How to Prepare a Balance Sheet
Whether you use an accounting system or program, it is advisable to know the basics of a balance sheet for error-tracking. Here are the series of steps that you must follow for a properly balanced sheet.
1# Setting Up the Balance Sheet
Step 1: Use a basic accounting equation to make a balance sheet
Assets = Liabilities + Shareholder’s Equity
Step 2: Choose the correct date for making a balance sheet
The businesses are most likely to make their balance sheet quarterly (the last day of March, June, September, or December) or at the end of the fiscal year (December 31).
2# Prepare the Assets Section
Step 3: List all the current assets and calculate the total current assets
This section will include all that can be liquidated into cash within one year of the balance sheet date.
Step 4: List all the non-current assets or, as you may call it, the long term assets
The general ledger in the section will indicate the current value of the long-term assets.
You can also keep a column for intangible assets that mainly include patents, copyright, trademarks, etc.
Step 5: Add up the current and non-current assets under “Total Assets”
3# Prepare the Liabilities Section
The section for the liabilities proceeds just like the assets section.
Step 6: Determine the current liabilities
These are the liabilities due to one of the balance sheet dates.
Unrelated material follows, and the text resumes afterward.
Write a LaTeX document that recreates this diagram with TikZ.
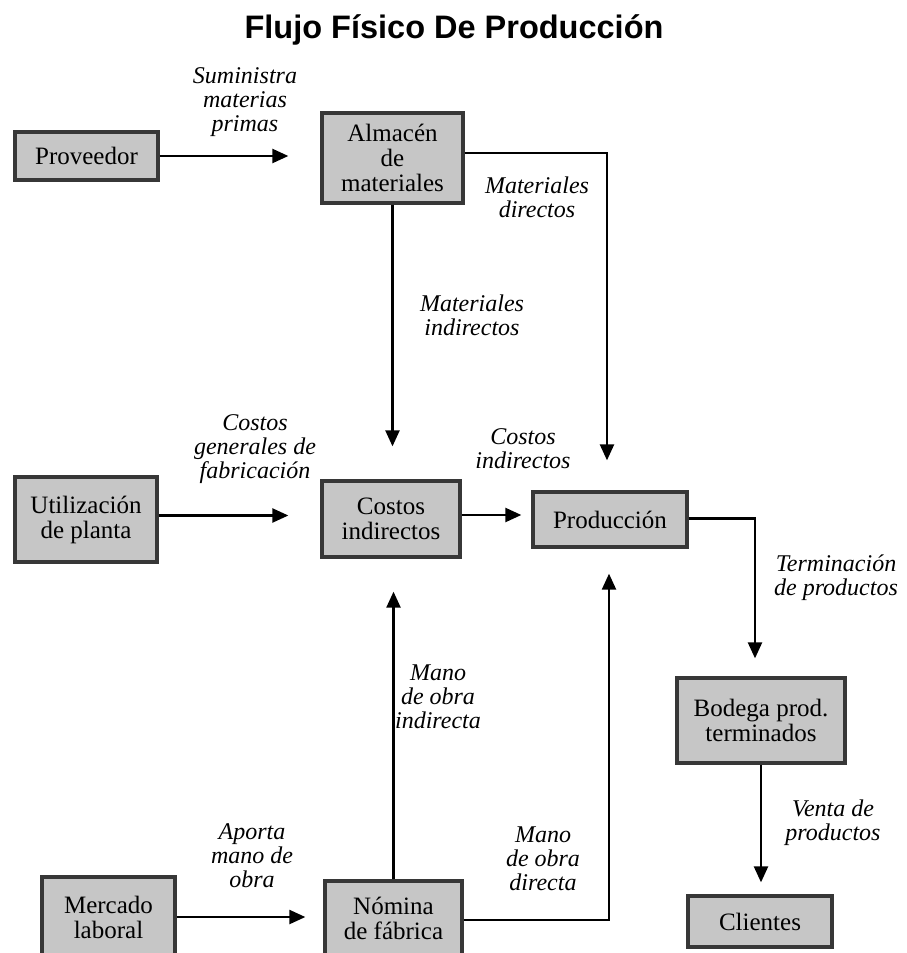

The subtotal of the current liabilities is “Total Current Liabilities.”
Step 7: Calculate the long term liabilities, also known as fixed liabilities
Preceding this, add the current liabilities subtotal to the long-term liabilities subtotal.
4# Calculate Owner’s Equity and Totals
Step 8: Calculate the retained earnings
Step 9: Calculate the owner’s equity
Step 10: Add up the ‘Total Liabilities’ and ‘Total owner’s equity’ figures
By following up with these ten steps, you’ll get the resultant balance sheet, which is a critical financial statement for checking the company’s financial health.